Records

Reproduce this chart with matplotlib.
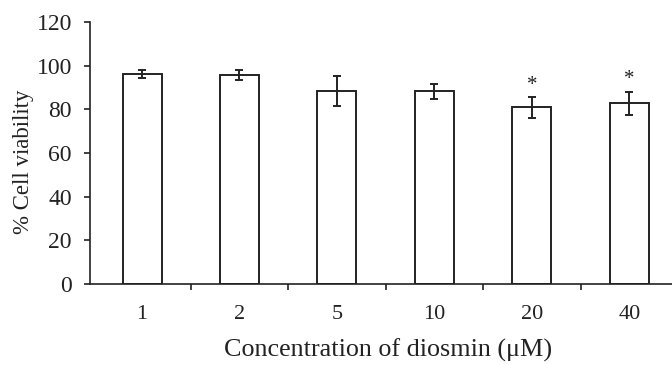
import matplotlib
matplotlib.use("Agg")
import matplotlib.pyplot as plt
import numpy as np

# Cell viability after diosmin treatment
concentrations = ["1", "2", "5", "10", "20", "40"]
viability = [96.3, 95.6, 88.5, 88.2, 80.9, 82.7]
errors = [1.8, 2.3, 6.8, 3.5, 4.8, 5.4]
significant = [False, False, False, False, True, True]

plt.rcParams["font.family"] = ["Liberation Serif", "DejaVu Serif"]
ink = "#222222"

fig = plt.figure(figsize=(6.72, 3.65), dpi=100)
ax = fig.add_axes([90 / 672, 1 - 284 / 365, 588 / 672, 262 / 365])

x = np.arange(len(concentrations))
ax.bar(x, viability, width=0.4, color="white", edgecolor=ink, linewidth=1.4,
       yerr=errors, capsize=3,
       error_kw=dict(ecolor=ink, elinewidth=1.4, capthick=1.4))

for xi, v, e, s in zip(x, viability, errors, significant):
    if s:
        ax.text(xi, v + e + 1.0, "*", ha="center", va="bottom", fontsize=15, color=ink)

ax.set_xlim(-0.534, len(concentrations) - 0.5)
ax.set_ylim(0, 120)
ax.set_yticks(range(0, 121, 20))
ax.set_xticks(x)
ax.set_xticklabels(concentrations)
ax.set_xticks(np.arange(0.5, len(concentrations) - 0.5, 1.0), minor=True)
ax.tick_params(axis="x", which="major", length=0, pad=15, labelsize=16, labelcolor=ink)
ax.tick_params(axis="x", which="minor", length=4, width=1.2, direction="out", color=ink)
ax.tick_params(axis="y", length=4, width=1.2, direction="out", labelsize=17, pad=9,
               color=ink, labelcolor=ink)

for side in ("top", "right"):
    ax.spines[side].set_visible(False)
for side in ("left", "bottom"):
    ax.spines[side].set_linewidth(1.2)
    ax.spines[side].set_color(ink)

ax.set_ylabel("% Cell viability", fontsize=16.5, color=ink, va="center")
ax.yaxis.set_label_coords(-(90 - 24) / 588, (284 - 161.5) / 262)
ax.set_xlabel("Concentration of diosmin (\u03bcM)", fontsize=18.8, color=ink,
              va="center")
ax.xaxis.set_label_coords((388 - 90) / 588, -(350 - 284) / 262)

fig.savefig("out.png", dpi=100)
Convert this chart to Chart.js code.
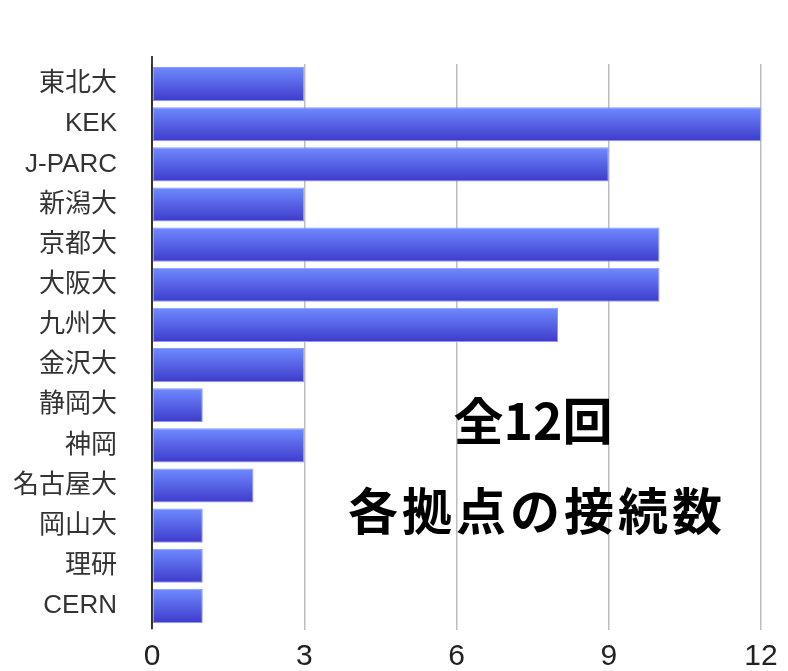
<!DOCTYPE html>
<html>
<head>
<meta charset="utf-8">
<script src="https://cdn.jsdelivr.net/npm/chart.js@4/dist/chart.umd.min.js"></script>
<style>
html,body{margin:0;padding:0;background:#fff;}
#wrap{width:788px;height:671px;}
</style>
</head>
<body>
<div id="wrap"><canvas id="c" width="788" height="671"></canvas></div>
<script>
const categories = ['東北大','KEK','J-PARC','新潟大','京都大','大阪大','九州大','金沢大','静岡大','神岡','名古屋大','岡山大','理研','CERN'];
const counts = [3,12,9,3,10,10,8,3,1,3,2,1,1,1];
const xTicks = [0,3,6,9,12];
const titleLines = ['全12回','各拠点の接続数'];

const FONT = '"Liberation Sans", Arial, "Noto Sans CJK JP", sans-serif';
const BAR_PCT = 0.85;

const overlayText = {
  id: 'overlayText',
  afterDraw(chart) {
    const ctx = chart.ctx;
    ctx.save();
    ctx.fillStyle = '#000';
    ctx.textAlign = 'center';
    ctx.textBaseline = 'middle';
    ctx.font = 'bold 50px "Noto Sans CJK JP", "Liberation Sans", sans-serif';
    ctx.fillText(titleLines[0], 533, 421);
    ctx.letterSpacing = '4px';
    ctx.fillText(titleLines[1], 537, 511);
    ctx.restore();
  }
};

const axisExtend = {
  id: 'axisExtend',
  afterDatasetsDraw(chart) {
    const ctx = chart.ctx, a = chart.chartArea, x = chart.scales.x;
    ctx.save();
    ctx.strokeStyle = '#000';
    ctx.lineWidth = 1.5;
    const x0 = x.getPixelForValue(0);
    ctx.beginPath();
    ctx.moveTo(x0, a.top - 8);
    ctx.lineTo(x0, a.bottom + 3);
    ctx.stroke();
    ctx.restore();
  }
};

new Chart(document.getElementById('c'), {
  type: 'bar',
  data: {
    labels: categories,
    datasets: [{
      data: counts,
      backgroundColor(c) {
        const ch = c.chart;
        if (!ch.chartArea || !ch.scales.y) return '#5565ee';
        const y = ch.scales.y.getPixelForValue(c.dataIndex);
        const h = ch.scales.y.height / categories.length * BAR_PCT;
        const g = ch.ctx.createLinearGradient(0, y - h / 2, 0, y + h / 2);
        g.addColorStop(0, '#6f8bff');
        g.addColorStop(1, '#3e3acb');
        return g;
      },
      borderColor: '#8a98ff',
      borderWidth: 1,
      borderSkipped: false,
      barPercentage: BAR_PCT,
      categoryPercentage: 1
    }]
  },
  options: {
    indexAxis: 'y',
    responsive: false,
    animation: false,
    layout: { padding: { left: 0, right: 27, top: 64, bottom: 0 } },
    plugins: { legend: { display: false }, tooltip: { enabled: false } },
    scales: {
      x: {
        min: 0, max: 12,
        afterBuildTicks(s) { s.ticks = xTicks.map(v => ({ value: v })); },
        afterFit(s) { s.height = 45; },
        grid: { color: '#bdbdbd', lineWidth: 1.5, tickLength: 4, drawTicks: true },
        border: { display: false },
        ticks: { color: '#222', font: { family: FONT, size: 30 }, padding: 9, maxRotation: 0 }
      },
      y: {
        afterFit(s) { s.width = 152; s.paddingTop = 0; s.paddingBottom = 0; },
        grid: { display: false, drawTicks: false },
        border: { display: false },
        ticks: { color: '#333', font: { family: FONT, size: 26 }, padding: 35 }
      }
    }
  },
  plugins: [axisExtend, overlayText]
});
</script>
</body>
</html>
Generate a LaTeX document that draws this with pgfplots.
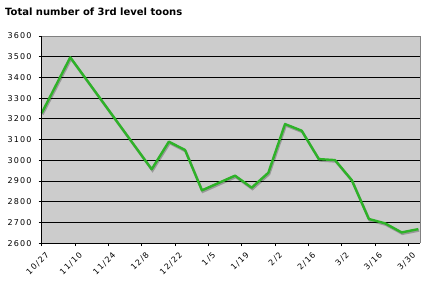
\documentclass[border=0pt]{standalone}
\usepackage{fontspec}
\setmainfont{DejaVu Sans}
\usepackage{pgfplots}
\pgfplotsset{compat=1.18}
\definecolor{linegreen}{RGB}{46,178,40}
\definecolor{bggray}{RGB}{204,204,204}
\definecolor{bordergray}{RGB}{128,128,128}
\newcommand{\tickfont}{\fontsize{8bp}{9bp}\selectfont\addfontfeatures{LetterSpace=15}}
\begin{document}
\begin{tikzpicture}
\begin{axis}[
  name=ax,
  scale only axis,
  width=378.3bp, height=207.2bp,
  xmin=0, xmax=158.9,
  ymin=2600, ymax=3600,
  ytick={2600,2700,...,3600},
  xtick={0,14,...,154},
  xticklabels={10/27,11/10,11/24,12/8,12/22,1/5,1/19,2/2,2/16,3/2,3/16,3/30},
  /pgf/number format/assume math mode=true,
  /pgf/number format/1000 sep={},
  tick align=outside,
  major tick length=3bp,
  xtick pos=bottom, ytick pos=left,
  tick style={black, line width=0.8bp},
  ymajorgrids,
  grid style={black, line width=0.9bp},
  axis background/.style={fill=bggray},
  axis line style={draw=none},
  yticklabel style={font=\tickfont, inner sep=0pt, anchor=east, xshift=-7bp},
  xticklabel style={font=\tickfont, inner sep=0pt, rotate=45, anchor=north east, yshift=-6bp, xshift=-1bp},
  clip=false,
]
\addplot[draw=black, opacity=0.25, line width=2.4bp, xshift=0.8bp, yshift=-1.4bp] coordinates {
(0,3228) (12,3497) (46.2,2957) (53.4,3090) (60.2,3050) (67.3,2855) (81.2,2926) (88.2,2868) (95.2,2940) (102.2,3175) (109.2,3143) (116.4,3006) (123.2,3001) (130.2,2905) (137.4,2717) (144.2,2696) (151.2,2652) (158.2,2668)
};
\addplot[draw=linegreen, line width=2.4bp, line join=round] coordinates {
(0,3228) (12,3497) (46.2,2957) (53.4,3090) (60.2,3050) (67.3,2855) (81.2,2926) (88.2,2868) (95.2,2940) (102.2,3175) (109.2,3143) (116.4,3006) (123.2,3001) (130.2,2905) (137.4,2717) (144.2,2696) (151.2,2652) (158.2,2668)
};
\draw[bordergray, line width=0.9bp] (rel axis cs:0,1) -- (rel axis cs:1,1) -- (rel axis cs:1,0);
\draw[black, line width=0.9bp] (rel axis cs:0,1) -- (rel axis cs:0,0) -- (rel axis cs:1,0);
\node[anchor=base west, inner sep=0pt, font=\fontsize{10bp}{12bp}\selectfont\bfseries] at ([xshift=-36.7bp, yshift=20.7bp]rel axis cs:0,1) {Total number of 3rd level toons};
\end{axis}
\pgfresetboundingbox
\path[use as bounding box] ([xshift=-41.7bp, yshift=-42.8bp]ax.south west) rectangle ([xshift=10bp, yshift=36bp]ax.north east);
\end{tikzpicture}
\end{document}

● What is needed
Restate, line by line and word for word, everything from the top of the material through the line that contains "ax = fig.add_axes([90". Leave pictures out.

● The completed task
Reproduce this chart with matplotlib.
import matplotlib
matplotlib.use("Agg")
import matplotlib.pyplot as plt
import numpy as np

# Cell viability after diosmin treatment
concentrations = ["1", "2", "5", "10", "20", "40"]
viability = [96.3, 95.6, 88.5, 88.2, 80.9, 82.7]
errors = [1.8, 2.3, 6.8, 3.5, 4.8, 5.4]
significant = [False, False, False, False, True, True]

plt.rcParams["font.family"] = ["Liberation Serif", "DejaVu Serif"]
ink = "#222222"

fig = plt.figure(figsize=(6.72, 3.65), dpi=100)
ax = fig.add_axes([90 / 672, 1 - 284 / 365, 588 / 672, 262 / 365])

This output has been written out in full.